10. Personal liberty protected under Article 21 of the Constitution is held so sacrosanct and so high in the scale of constitutional values that Courts have shown great anxiety for its protection and wherever a petition for writ of habeas corpus is brought up it has been held that the obligation of the detaining authority is not confined just to meet the specific grounds of challenge, but is required to show that the impugned detention meticulously accords with the procedure established by law. Indeed the English courts a century ago, echoed the stringency and concern of this judicial vigilance in matters of personal liberty in the following words :

'Then comes the question upon the habeas corpus. It is a general rule which has always been acted upon by the courts of England, that if any person procures the imprisonment of another he must take care to do so by steps, all of which are entirely regular and that if he fails to follow every step in the process with extreme regularity the court will not allow the imprisonment to continue.' [Per Thomas Pelham Dales case 1881 (6) QBD 376 at 461

It has been said that the history of liberty has largely been the history of observance of procedural safeguards.
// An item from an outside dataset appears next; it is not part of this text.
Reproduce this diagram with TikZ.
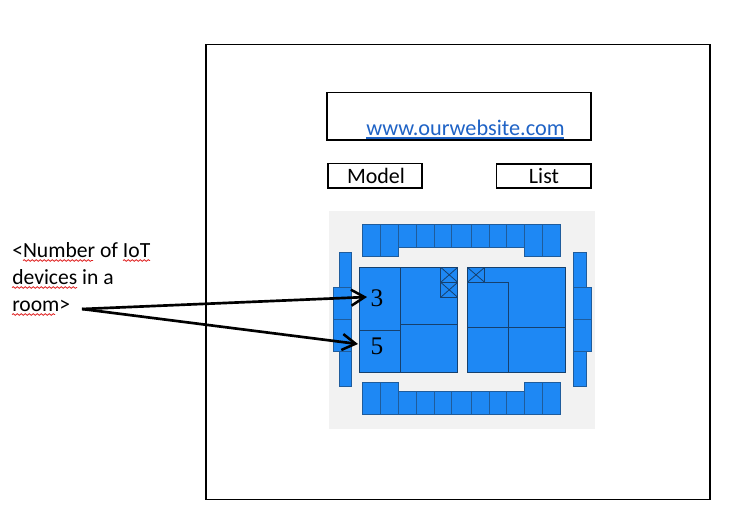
\documentclass[tikz,border=0pt]{standalone}
\usepackage{fontspec}
\setmainfont{Carlito}
\newfontfamily\numfont{Liberation Serif}
\usetikzlibrary{arrows.meta,decorations.pathmorphing}
\definecolor{planblue}{HTML}{1E88F4}
\definecolor{planedge}{HTML}{1F5C9C}
\definecolor{plangray}{HTML}{F2F2F2}
\definecolor{linkblue}{HTML}{1F63C6}
\definecolor{wavered}{HTML}{E02020}
\tikzset{
  frame/.style={draw=black,line width=1.2pt,fill=white},
  tile/.style={draw=planedge,line width=0.6pt,fill=planblue},
  room/.style={draw=planedge!70!black,line width=0.6pt,fill=planblue},
  label/.style={anchor=base west,inner sep=0pt,font=\fontsize{16.2}{18}\selectfont,text=black},
  btn/.style={anchor=base,inner sep=0pt,font=\fontsize{16.5}{18}\selectfont,text=black},
  num/.style={inner sep=0pt,font=\numfont\fontsize{19}{22}\selectfont,text=black},
  wave/.style={draw=wavered,line width=0.6pt,decorate,decoration={snake,amplitude=0.6pt,segment length=3pt}},
  pointer/.style={draw=black,line width=2pt,-{Straight Barb[length=10pt,width=12pt,line width=1.9pt]}}
}
\begin{document}
\begin{tikzpicture}[x=0.75pt,y=-0.75pt]
\useasboundingbox (0,0) rectangle (745,519);
\fill[white] (0,0) rectangle (745,519);
\draw[frame] (206,44.5) rectangle (710,499.5);
\draw[frame] (327,92.5) rectangle (591,140);
\draw[frame] (328,163.5) rectangle (422,188);
\draw[frame] (496.5,164) rectangle (591,188);
\node[anchor=base west,inner sep=0pt,font=\fontsize{16.7}{18}\selectfont,text=linkblue] (site) at (366,135.5) {www.ourwebsite.com};
\draw[linkblue,line width=0.8pt] (366,138) -- (564,138);
\node[btn] (model) at (376,183) {Model};
\node[btn] (list) at (544,183) {List};
% plan
\fill[plangray] (329,211) rectangle (595,429);
% top row
\foreach \a/\b in {362.3/380.3,380.3/398.7,524.3/542.7,542.7/560.7}{\draw[tile] (\a,224.3) rectangle (\b,256.7);}
\foreach \a/\b in {398.7/416.7,416.7/434.3,434.3/451.7,451.7/471.3,471.3/489.3,489.3/506.7,506.7/524.3}{\draw[tile] (\a,224.3) rectangle (\b,247.3);}
% bottom row
\foreach \a/\b in {362.3/380.3,380.3/398.7,524.3/542.7,542.7/560.7}{\draw[tile] (\a,382.3) rectangle (\b,414.3);}
\foreach \a/\b in {398.7/416.7,416.7/434.3,434.3/451.7,451.7/471.3,471.3/489.3,489.3/506.7,506.7/524.3}{\draw[tile] (\a,391.7) rectangle (\b,414.3);}
% side pillars
\draw[tile] (339,252.3) rectangle (351.7,287);
\draw[tile] (339,351.7) rectangle (351.7,386.3);
\draw[tile] (333.3,287) rectangle (351.7,319.3);
\draw[tile] (333.3,319.3) rectangle (351.7,351.7);
\draw[tile] (573.3,252.3) rectangle (586,287);
\draw[tile] (573.3,351.7) rectangle (586,386.3);
\draw[tile] (573.3,287) rectangle (591.7,319.3);
\draw[tile] (573.3,319.3) rectangle (591.7,351.7);
% left block
\draw[room] (359.3,267.3) rectangle (457.7,372.3);
\draw[room] (400.3,267.3) -- (400.3,372.3);
\draw[room] (359.3,330.3) -- (400.3,330.3);
\draw[room] (400.3,324.3) -- (457.7,324.3);
\foreach \t/\u in {267.3/282.3,282.3/297.3}{
  \draw[room] (440.7,\t) rectangle (457.7,\u);
  \draw[room] (440.7,\t) -- (457.7,\u) (440.7,\u) -- (457.7,\t);
}
% right block
\draw[room] (467.3,267.3) rectangle (565.7,372.3);
\draw[room] (467.3,282.3) rectangle (508.3,372.3);
\draw[room] (467.3,327.7) -- (565.7,327.7);
\draw[room] (467.3,267.3) rectangle (484.7,282.3);
\draw[room] (467.3,267.3) -- (484.7,282.3) (467.3,282.3) -- (484.7,267.3);
\node[num] (three) at (377,298.5) {3};
\node[num] (five) at (377,346.5) {5};
% note
\node[label] (noteA) at (12,257.5) {<Number of IoT};
\node[label] (noteB) at (12,284.5) {devices in a};
\node[label] (noteC) at (12,311.5) {room>};
\draw[wave] (23,260.5) -- (93,260.5);
\draw[wave] (123,260.5) -- (150,260.5);
\draw[wave] (12,287.5) -- (77,287.5);
\draw[wave] (12,314.5) -- (55,314.5);
\coordinate (src) at (82,309);
\coordinate (threetip) at (367,297);
\coordinate (fivetip) at (358,344);
\draw[pointer] (src) -- (threetip);
\draw[pointer] (src) -- (fivetip);
\end{tikzpicture}
\end{document}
The procedural sinews strengthening the substance of the right to move the Court against executive invasion of personal liberty and the due dispatch of judicial business touching violations of this great right is stressed in the words of Lord Denning as follows :

'Whenever one of the Kings Judges takes his seat, there is one application which by long tradition has priority over all others, counsel has but to say; My Lord, I have an application which concerns the liberty of the subject and forthwith the Judge will put all other matter aside and hear it. It may be an application for a writ of habeas corpus, or an application for bail but whatever form it takes, it is heard first.'

(Freedom under the Law, Hamlyn Lectures, 1949)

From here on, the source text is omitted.